── GIVEN INFORMATION

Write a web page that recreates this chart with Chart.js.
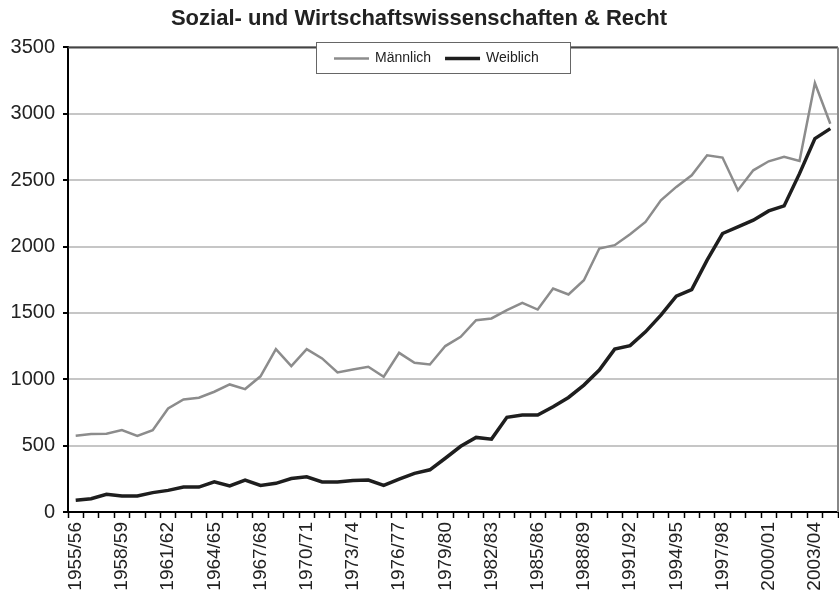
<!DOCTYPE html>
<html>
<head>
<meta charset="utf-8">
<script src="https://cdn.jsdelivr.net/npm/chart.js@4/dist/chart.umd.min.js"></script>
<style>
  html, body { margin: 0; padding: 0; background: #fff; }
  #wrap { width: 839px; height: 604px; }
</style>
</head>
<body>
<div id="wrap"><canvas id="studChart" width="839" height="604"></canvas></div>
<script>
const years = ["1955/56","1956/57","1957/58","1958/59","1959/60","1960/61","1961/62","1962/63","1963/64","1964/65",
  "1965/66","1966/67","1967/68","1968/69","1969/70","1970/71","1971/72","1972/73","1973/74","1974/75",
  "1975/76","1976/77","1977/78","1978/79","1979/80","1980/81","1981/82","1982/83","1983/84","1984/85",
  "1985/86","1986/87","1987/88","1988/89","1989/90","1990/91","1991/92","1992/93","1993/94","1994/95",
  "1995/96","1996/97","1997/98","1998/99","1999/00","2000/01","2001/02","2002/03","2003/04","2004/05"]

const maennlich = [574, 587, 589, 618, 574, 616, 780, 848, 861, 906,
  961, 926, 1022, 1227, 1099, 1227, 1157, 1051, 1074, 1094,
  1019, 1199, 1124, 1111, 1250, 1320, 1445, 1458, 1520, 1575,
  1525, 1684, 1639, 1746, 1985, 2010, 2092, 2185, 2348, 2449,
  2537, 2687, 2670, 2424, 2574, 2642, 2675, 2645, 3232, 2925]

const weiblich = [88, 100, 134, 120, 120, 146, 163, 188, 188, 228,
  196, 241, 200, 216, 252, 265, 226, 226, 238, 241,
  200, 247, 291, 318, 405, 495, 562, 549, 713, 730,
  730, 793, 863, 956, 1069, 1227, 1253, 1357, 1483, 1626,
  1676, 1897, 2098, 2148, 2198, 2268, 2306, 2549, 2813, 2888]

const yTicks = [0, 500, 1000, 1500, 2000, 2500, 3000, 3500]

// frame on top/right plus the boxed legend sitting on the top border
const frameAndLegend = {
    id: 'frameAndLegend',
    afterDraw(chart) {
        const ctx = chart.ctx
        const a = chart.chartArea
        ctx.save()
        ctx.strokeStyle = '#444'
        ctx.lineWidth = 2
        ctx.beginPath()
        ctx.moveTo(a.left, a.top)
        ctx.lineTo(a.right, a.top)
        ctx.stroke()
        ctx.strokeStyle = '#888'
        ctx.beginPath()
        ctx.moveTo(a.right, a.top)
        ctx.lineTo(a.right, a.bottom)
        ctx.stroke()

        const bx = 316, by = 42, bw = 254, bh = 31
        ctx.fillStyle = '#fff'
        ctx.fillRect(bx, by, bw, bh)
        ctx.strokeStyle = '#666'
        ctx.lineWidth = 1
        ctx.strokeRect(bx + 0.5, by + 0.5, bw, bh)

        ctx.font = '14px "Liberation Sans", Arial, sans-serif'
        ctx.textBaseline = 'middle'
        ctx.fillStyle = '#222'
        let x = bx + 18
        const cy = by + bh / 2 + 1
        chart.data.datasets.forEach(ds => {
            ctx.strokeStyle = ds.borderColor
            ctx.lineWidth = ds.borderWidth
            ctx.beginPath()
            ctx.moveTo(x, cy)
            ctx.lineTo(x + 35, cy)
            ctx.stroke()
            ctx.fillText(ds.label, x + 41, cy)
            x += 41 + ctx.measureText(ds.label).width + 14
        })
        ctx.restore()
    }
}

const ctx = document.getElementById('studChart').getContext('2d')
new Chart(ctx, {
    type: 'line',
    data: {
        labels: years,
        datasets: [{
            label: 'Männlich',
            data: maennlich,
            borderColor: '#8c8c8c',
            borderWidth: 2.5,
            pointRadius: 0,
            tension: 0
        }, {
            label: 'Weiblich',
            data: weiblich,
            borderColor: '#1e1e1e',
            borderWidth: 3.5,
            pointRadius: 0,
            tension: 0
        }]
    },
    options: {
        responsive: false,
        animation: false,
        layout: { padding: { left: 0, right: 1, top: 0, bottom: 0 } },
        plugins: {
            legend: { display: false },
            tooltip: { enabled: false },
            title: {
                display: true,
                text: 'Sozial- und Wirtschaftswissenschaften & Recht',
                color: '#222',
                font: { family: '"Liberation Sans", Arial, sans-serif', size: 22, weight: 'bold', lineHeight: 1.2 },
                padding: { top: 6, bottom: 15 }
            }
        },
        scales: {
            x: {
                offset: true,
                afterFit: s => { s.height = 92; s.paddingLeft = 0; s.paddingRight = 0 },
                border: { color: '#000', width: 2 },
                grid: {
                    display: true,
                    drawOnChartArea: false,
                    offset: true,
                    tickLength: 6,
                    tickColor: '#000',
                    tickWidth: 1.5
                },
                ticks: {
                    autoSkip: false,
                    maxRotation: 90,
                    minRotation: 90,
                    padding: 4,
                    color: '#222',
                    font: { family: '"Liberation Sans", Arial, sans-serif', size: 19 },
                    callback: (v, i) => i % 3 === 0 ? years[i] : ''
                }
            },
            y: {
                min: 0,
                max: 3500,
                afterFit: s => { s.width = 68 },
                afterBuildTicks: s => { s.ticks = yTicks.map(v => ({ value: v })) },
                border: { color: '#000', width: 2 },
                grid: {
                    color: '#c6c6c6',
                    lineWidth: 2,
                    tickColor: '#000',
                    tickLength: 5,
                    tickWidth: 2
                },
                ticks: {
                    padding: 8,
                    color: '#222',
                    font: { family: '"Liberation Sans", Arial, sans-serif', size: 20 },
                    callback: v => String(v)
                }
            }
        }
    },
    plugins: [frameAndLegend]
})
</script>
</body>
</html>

────

SHORT PROBLEM >> Print the complete listing exactly as it stands, without its pictures.

COMPLETE ANSWER >>
Write a web page that recreates this chart with Chart.js.
<!DOCTYPE html>
<html>
<head>
<meta charset="utf-8">
<script src="https://cdn.jsdelivr.net/npm/chart.js@4/dist/chart.umd.min.js"></script>
<style>
  html, body { margin: 0; padding: 0; background: #fff; }
  #wrap { width: 839px; height: 604px; }
</style>
</head>
<body>
<div id="wrap"><canvas id="studChart" width="839" height="604"></canvas></div>
<script>
const years = ["1955/56","1956/57","1957/58","1958/59","1959/60","1960/61","1961/62","1962/63","1963/64","1964/65",
  "1965/66","1966/67","1967/68","1968/69","1969/70","1970/71","1971/72","1972/73","1973/74","1974/75",
  "1975/76","1976/77","1977/78","1978/79","1979/80","1980/81","1981/82","1982/83","1983/84","1984/85",
  "1985/86","1986/87","1987/88","1988/89","1989/90","1990/91","1991/92","1992/93","1993/94","1994/95",
  "1995/96","1996/97","1997/98","1998/99","1999/00","2000/01","2001/02","2002/03","2003/04","2004/05"]

const maennlich = [574, 587, 589, 618, 574, 616, 780, 848, 861, 906,
  961, 926, 1022, 1227, 1099, 1227, 1157, 1051, 1074, 1094,
  1019, 1199, 1124, 1111, 1250, 1320, 1445, 1458, 1520, 1575,
  1525, 1684, 1639, 1746, 1985, 2010, 2092, 2185, 2348, 2449,
  2537, 2687, 2670, 2424, 2574, 2642, 2675, 2645, 3232, 2925]

const weiblich = [88, 100, 134, 120, 120, 146, 163, 188, 188, 228,
  196, 241, 200, 216, 252, 265, 226, 226, 238, 241,
  200, 247, 291, 318, 405, 495, 562, 549, 713, 730,
  730, 793, 863, 956, 1069, 1227, 1253, 1357, 1483, 1626,
  1676, 1897, 2098, 2148, 2198, 2268, 2306, 2549, 2813, 2888]

const yTicks = [0, 500, 1000, 1500, 2000, 2500, 3000, 3500]

// frame on top/right plus the boxed legend sitting on the top border
const frameAndLegend = {
    id: 'frameAndLegend',
    afterDraw(chart) {
        const ctx = chart.ctx
        const a = chart.chartArea
        ctx.save()
        ctx.strokeStyle = '#444'
        ctx.lineWidth = 2
        ctx.beginPath()
        ctx.moveTo(a.left, a.top)
        ctx.lineTo(a.right, a.top)
        ctx.stroke()
        ctx.strokeStyle = '#888'
        ctx.beginPath()
        ctx.moveTo(a.right, a.top)
        ctx.lineTo(a.right, a.bottom)
        ctx.stroke()

        const bx = 316, by = 42, bw = 254, bh = 31
        ctx.fillStyle = '#fff'
        ctx.fillRect(bx, by, bw, bh)
        ctx.strokeStyle = '#666'
        ctx.lineWidth = 1
        ctx.strokeRect(bx + 0.5, by + 0.5, bw, bh)

        ctx.font = '14px "Liberation Sans", Arial, sans-serif'
        ctx.textBaseline = 'middle'
        ctx.fillStyle = '#222'
        let x = bx + 18
        const cy = by + bh / 2 + 1
        chart.data.datasets.forEach(ds => {
            ctx.strokeStyle = ds.borderColor
            ctx.lineWidth = ds.borderWidth
            ctx.beginPath()
            ctx.moveTo(x, cy)
            ctx.lineTo(x + 35, cy)
            ctx.stroke()
            ctx.fillText(ds.label, x + 41, cy)
            x += 41 + ctx.measureText(ds.label).width + 14
        })
        ctx.restore()
    }
}

const ctx = document.getElementById('studChart').getContext('2d')
new Chart(ctx, {
    type: 'line',
    data: {
        labels: years,
        datasets: [{
            label: 'Männlich',
            data: maennlich,
            borderColor: '#8c8c8c',
            borderWidth: 2.5,
            pointRadius: 0,
            tension: 0
        }, {
            label: 'Weiblich',
            data: weiblich,
            borderColor: '#1e1e1e',
            borderWidth: 3.5,
            pointRadius: 0,
            tension: 0
        }]
    },
    options: {
        responsive: false,
        animation: false,
        layout: { padding: { left: 0, right: 1, top: 0, bottom: 0 } },
        plugins: {
            legend: { display: false },
            tooltip: { enabled: false },
            title: {
                display: true,
                text: 'Sozial- und Wirtschaftswissenschaften & Recht',
                color: '#222',
                font: { family: '"Liberation Sans", Arial, sans-serif', size: 22, weight: 'bold', lineHeight: 1.2 },
                padding: { top: 6, bottom: 15 }
            }
        },
        scales: {
            x: {
                offset: true,
                afterFit: s => { s.height = 92; s.paddingLeft = 0; s.paddingRight = 0 },
                border: { color: '#000', width: 2 },
                grid: {
                    display: true,
                    drawOnChartArea: false,
                    offset: true,
                    tickLength: 6,
                    tickColor: '#000',
                    tickWidth: 1.5
                },
                ticks: {
                    autoSkip: false,
                    maxRotation: 90,
                    minRotation: 90,
                    padding: 4,
                    color: '#222',
                    font: { family: '"Liberation Sans", Arial, sans-serif', size: 19 },
                    callback: (v, i) => i % 3 === 0 ? years[i] : ''
                }
            },
            y: {
                min: 0,
                max: 3500,
                afterFit: s => { s.width = 68 },
                afterBuildTicks: s => { s.ticks = yTicks.map(v => ({ value: v })) },
                border: { color: '#000', width: 2 },
                grid: {
                    color: '#c6c6c6',
                    lineWidth: 2,
                    tickColor: '#000',
                    tickLength: 5,
                    tickWidth: 2
                },
                ticks: {
                    padding: 8,
                    color: '#222',
                    font: { family: '"Liberation Sans", Arial, sans-serif', size: 20 },
                    callback: v => String(v)
                }
            }
        }
    },
    plugins: [frameAndLegend]
})
</script>
</body>
</html>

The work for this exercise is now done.